EXERCISE MATERIAL
····················
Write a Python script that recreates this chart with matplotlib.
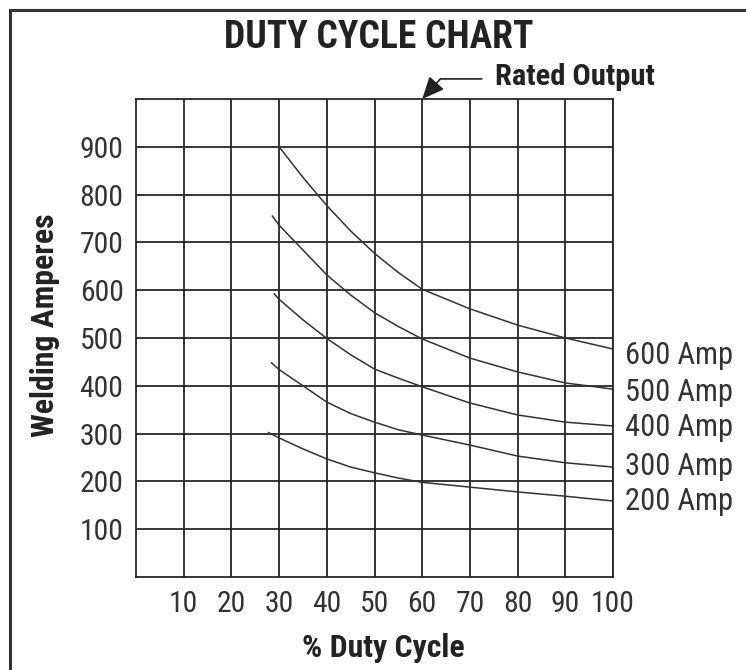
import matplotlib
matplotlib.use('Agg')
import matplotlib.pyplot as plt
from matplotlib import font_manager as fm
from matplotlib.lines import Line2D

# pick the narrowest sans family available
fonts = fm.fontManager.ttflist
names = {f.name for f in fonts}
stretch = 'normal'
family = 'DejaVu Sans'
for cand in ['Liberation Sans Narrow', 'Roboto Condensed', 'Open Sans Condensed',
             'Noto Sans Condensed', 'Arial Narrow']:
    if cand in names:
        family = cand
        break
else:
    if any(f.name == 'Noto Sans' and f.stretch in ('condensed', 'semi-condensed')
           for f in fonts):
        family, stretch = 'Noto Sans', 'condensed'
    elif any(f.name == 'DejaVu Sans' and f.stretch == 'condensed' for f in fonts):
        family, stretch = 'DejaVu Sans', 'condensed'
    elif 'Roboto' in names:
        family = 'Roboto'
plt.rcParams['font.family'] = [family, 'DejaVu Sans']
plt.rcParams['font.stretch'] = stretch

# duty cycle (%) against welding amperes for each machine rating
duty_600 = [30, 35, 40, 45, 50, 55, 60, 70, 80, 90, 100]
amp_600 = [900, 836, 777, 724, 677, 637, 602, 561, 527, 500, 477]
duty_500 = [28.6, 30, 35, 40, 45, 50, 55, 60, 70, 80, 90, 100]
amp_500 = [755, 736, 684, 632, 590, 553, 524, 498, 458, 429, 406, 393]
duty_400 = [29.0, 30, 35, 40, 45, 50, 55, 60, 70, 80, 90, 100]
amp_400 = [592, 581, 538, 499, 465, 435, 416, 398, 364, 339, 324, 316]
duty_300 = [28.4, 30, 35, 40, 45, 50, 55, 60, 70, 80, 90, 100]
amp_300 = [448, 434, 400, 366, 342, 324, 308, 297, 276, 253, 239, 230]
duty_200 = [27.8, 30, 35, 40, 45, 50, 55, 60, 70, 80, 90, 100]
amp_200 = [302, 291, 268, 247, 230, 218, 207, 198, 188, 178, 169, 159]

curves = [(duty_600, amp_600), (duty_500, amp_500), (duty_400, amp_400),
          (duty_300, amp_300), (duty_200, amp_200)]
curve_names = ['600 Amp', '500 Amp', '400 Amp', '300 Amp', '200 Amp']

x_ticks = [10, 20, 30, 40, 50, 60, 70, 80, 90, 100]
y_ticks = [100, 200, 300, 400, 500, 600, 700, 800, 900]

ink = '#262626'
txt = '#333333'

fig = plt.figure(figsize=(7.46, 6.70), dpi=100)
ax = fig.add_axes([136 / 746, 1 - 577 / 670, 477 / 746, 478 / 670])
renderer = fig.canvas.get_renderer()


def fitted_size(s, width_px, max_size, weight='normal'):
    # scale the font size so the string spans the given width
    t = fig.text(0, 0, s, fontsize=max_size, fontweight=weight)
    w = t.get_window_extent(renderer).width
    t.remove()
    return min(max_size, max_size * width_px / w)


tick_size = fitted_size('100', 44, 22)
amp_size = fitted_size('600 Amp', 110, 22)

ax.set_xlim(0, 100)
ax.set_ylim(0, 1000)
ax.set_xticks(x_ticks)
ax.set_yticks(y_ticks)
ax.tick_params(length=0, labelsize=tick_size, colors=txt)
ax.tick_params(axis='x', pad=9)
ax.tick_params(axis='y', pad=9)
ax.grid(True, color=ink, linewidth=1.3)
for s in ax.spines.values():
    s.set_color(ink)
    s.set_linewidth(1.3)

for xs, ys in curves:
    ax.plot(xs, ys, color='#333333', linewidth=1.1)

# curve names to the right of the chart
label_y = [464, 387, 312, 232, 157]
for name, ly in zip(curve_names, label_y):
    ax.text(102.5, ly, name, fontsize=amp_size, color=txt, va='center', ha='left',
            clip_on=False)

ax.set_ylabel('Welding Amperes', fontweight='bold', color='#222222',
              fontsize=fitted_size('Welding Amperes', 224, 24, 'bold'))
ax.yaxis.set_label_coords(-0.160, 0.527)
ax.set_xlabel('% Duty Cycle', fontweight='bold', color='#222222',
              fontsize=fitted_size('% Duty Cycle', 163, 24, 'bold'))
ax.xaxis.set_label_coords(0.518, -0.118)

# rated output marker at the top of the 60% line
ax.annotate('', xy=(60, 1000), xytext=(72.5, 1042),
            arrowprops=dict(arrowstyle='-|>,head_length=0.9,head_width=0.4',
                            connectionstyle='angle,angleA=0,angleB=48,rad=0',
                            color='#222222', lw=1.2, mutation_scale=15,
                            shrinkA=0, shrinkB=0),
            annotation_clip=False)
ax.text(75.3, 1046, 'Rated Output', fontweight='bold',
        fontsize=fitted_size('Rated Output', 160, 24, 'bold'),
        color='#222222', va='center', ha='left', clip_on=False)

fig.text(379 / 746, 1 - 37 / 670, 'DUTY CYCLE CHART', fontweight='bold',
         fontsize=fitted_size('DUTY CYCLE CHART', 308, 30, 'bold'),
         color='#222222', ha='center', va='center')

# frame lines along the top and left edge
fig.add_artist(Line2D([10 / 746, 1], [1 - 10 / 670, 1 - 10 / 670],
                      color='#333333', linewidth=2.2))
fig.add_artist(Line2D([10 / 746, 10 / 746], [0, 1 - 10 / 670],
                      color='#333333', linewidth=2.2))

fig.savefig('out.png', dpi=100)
····················
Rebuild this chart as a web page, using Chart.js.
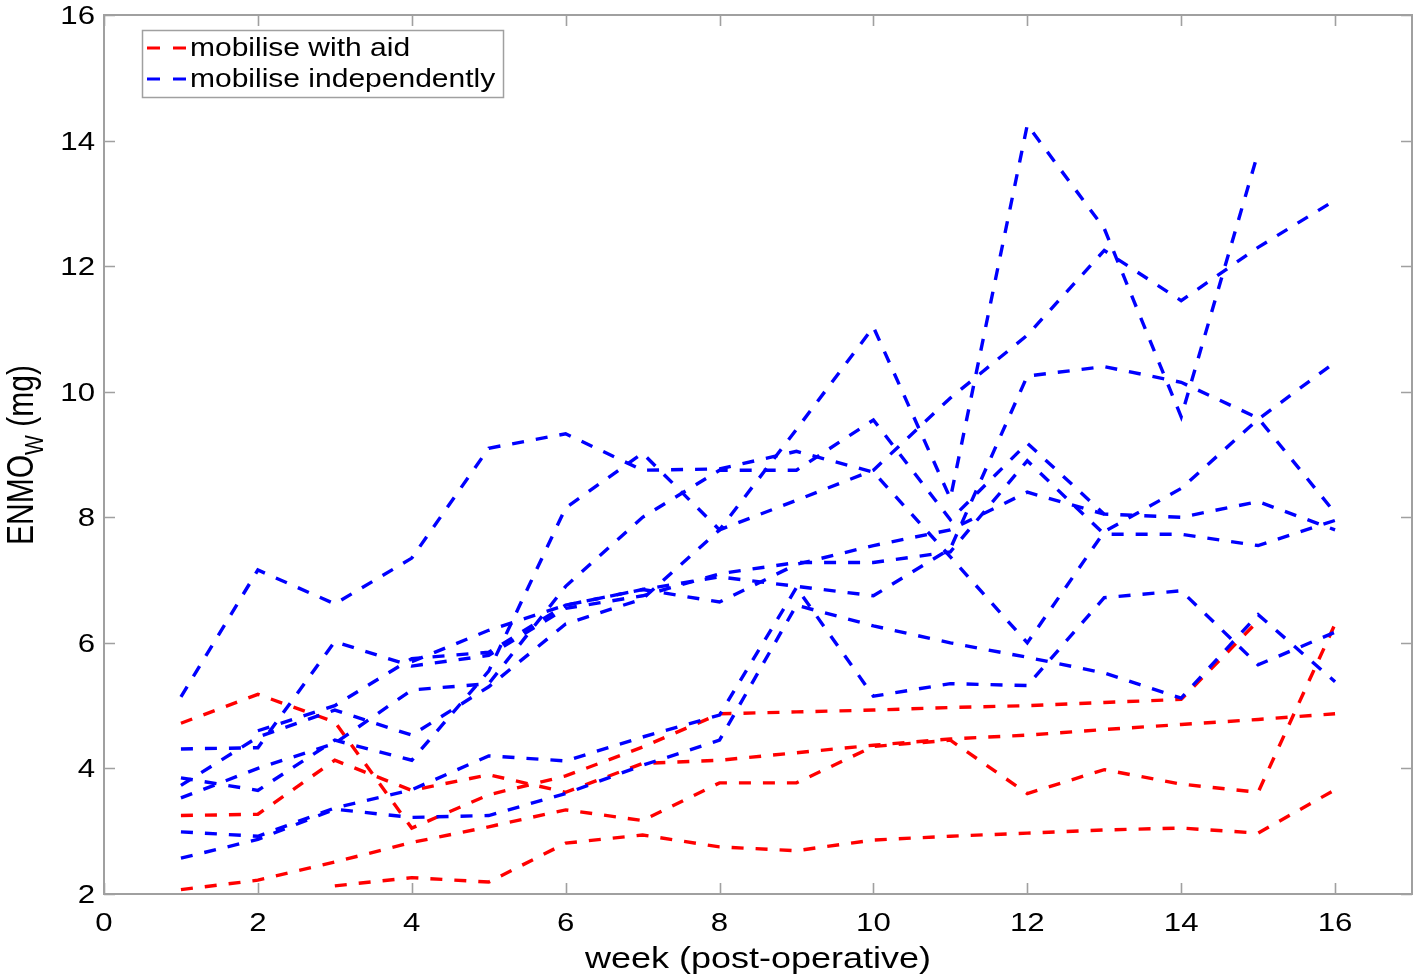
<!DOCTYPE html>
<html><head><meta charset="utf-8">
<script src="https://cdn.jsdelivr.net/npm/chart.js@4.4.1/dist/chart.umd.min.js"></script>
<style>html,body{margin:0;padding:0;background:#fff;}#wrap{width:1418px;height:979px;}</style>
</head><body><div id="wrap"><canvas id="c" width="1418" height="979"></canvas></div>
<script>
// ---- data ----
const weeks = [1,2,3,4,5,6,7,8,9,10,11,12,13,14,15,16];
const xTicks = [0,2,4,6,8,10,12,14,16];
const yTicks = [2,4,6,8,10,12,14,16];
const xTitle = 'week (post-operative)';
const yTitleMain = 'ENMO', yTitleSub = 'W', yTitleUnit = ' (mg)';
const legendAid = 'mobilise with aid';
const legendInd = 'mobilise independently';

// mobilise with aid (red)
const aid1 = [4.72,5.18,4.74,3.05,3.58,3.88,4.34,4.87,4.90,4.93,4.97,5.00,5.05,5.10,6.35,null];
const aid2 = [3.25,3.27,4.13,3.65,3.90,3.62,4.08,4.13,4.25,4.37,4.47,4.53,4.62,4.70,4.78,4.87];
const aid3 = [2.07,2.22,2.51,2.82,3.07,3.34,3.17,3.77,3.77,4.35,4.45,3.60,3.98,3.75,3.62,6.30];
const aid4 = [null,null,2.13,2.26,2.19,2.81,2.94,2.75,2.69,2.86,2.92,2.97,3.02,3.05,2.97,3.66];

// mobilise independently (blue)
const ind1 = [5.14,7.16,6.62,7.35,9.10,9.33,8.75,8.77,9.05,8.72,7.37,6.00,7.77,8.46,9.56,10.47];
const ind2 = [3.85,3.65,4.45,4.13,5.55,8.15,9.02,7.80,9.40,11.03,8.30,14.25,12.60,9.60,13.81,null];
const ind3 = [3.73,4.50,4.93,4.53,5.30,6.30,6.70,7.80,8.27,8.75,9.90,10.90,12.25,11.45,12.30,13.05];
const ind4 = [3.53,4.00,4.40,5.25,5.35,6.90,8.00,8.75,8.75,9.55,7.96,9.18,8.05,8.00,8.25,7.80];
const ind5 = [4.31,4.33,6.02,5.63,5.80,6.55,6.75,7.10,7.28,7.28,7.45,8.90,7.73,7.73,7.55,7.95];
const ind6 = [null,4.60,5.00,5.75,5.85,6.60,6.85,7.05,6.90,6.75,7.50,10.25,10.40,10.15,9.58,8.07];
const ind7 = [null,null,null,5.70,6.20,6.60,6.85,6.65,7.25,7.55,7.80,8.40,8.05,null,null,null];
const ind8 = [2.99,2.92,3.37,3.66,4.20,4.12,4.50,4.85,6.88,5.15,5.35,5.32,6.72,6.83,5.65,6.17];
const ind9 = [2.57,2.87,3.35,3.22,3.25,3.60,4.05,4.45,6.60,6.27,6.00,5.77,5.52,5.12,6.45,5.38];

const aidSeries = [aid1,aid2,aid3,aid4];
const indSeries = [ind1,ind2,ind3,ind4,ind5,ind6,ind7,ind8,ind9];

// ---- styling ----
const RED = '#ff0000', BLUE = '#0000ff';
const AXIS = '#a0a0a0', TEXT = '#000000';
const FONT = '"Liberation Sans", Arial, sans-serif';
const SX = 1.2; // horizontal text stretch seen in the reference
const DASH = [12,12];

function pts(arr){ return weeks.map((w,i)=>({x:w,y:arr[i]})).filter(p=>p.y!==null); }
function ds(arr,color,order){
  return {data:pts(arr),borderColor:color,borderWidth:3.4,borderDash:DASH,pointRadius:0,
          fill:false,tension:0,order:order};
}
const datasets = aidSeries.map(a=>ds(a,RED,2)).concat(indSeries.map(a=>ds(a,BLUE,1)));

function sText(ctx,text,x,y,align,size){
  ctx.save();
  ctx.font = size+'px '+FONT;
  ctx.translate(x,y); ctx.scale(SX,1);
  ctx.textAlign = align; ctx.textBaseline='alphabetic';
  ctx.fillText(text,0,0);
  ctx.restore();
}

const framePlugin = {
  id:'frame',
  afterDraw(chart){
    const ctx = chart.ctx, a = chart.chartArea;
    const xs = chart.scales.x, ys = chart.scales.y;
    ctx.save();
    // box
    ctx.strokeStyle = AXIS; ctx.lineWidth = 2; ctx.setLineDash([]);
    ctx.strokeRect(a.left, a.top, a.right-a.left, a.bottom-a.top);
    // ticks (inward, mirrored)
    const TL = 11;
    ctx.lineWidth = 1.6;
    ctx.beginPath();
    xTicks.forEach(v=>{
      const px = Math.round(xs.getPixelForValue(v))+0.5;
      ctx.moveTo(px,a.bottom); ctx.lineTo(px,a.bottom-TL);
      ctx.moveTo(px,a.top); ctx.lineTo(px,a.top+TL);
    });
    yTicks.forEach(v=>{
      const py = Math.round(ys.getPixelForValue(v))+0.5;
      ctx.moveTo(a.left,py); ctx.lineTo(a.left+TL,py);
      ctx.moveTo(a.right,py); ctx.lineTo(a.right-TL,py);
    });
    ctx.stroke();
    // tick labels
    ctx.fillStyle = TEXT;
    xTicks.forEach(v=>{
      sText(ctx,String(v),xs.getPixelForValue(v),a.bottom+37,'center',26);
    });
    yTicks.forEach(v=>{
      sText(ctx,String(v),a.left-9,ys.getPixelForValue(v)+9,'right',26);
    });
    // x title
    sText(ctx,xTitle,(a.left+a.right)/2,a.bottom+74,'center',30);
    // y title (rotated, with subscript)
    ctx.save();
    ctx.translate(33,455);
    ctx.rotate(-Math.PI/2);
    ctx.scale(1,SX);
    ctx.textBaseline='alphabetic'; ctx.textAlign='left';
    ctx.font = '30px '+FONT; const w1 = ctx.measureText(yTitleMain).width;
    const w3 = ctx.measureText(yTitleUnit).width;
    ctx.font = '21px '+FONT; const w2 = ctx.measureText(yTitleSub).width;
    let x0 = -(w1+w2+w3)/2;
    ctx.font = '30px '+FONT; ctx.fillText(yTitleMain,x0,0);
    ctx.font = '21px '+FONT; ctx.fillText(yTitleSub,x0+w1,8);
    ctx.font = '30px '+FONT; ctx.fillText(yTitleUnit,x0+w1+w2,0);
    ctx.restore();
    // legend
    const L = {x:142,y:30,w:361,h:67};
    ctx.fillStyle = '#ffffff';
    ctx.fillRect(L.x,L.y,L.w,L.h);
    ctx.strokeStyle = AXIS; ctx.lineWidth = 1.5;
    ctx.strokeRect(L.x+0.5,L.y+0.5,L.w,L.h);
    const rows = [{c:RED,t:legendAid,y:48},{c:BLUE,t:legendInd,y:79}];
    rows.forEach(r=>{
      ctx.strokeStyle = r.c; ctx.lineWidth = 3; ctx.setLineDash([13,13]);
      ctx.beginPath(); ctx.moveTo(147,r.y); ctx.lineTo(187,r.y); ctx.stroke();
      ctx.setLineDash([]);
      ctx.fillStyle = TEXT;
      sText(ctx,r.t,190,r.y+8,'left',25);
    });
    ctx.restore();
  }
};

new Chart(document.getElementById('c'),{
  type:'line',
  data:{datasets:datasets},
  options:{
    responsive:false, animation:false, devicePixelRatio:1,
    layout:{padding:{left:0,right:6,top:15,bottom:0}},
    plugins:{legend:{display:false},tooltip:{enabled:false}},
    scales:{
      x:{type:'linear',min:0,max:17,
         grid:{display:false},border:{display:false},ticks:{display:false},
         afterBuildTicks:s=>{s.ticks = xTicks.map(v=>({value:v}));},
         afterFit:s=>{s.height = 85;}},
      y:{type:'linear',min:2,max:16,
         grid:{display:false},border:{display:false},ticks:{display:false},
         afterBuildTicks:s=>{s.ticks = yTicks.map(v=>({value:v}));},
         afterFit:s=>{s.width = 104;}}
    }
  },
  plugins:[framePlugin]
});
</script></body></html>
····················
Pictures are excluded. Repeat exactly the lines from the one containing "Write a Python" to the one containing "plt.rcParams['font.stretch'] = stretch", inclusive.

Write a Python script that recreates this chart with matplotlib.
import matplotlib
matplotlib.use('Agg')
import matplotlib.pyplot as plt
from matplotlib import font_manager as fm
from matplotlib.lines import Line2D

# pick the narrowest sans family available
fonts = fm.fontManager.ttflist
names = {f.name for f in fonts}
stretch = 'normal'
family = 'DejaVu Sans'
for cand in ['Liberation Sans Narrow', 'Roboto Condensed', 'Open Sans Condensed',
             'Noto Sans Condensed', 'Arial Narrow']:
    if cand in names:
        family = cand
        break
else:
    if any(f.name == 'Noto Sans' and f.stretch in ('condensed', 'semi-condensed')
           for f in fonts):
        family, stretch = 'Noto Sans', 'condensed'
    elif any(f.name == 'DejaVu Sans' and f.stretch == 'condensed' for f in fonts):
        family, stretch = 'DejaVu Sans', 'condensed'
    elif 'Roboto' in names:
        family = 'Roboto'
plt.rcParams['font.family'] = [family, 'DejaVu Sans']
plt.rcParams['font.stretch'] = stretch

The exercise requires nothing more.